La historia permanece en manos de Cristo y no en las nuestras. La Iglesia lo representa pero no lo reemplaza y, con mucha más razón, no puede sobrepasarlo. Su obra consiste en llevar la salvación a los hombres por el Evangelio y los Sacramentos. Y la promesa que ha recibido es la de la indefectibilidad en esta tarea. Ella no hará otra cosa que lo que Cristo mismo hizo durante su primera venida. Deberá hacer brillar la luz, Su luz, en las tinieblas. Pero si las tinieblas no recibieron al mismo Cristo, no esperemos que la Iglesia tenga alguna ventaja en este sentido. Es verdad que se prometió que los discípulos harían obras más grandes que el Maestro, pero esto debe ser entendido en el sentido que llevarían el evangelio a todo el universo, mientras que Él sólo lo predicó en Galilea. La salvación del mundo ha sido confiada a la Iglesia, pero el juicio del mundo permanece en manos del único Señor. Es necesario que Él reine, pero no seremos nosotros quienes lo hagamos reinar. El anuncio evangélico es tarea de la Iglesia, pero su efecto definitivo es un secreto del Padre hasta el día que Él ha fijado y que sólo Él conoce. Ese día, el Hijo del Hombre vendrá a su reino y cosechará el campo en el que la Iglesia arrojó la semilla. Es verdad, en ese día asociará a los santos al juicio que hará entre los elegidos y los réprobos, y como ellos han sufrido con Él, con Él reinarán. Pero no es cuestión de ellos –de los santos-, el anticipar el día de su venida y atribuirse el poder de hacerlo reinar. El día de su reino, es el día de Yavé, el día que sólo el Padre conoce. Sería locura pretender la posesión de aquello que ni siquiera el Hijo poseyó. Hasta ese día, los cristianos no podemos sino arrojar la semilla y gritar con toda nuestra voz: “¿Hasta cuándo Señor, Santo verdadero, no juzgarás y vengarás nuestra sangre en los que moran sobre la tierra?” (Ap. 6, 10).
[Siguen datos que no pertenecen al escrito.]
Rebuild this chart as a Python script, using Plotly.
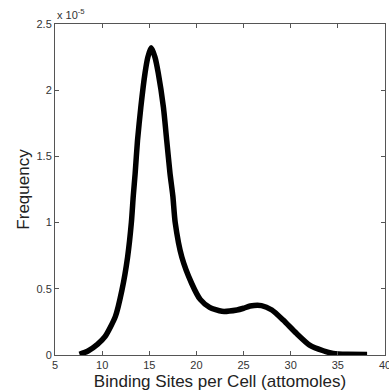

Naturalmente pensamos, alentados por los eruditos exégetas modernos, que los cristianos de la antigüedad, comparados con nosotros, eran espíritus cerrados y primitivos. Creían en un número pequeño de elegidos. Nosotros, en cambio, conservamos un infierno con todos sus papeles en regla, pero nos aseguramos en decir privadamente que nadie irá a ese lugar. En pocas palabras, nuestros antepasados crían en un Dios Padre cuyo amor encerraba, sin embargo, algunas exigencias. Nosotros creemos en un Dios Abuelo, cuyo amor no rechaza a nadie, porque es incapaz de exigir.
Pero esta comparación, que nos parece tan favorable a nosotros, no es más que una ilusión. El nuestro, es un optimismo de superficie. La verdad es que creemos con tan poca seriedad en el Creador, que terminamos creyendo en la creatura tanto como nuestros adversarios. Es porque no creemos en la grandeza terrible de la creación que no somos capaces de creer en la grandeza de la caída. No es un optimismo genuino lo que nos lleva a ver en el mal no más que un bobalicón epidérmico en el rostro del mundo, sino una verdadera pequeñez de espíritu. Los hombres se placen en gritar a nuestros oídos su odio hacia Dios, y nosotros les respondemos con una sonrisa de sordos, y les decimos dulcemente: “¡No sean así! ¡Si Uds. son buenos chicos¡ Estoy seguro que no piensan lo que dicen”. Este reflejo deja ver nuestro temor, engrampados como estamos en nuestras ilusiones. Es la reacción típica del impotente que sueña obstinadamente lo real conforme a sus gustos.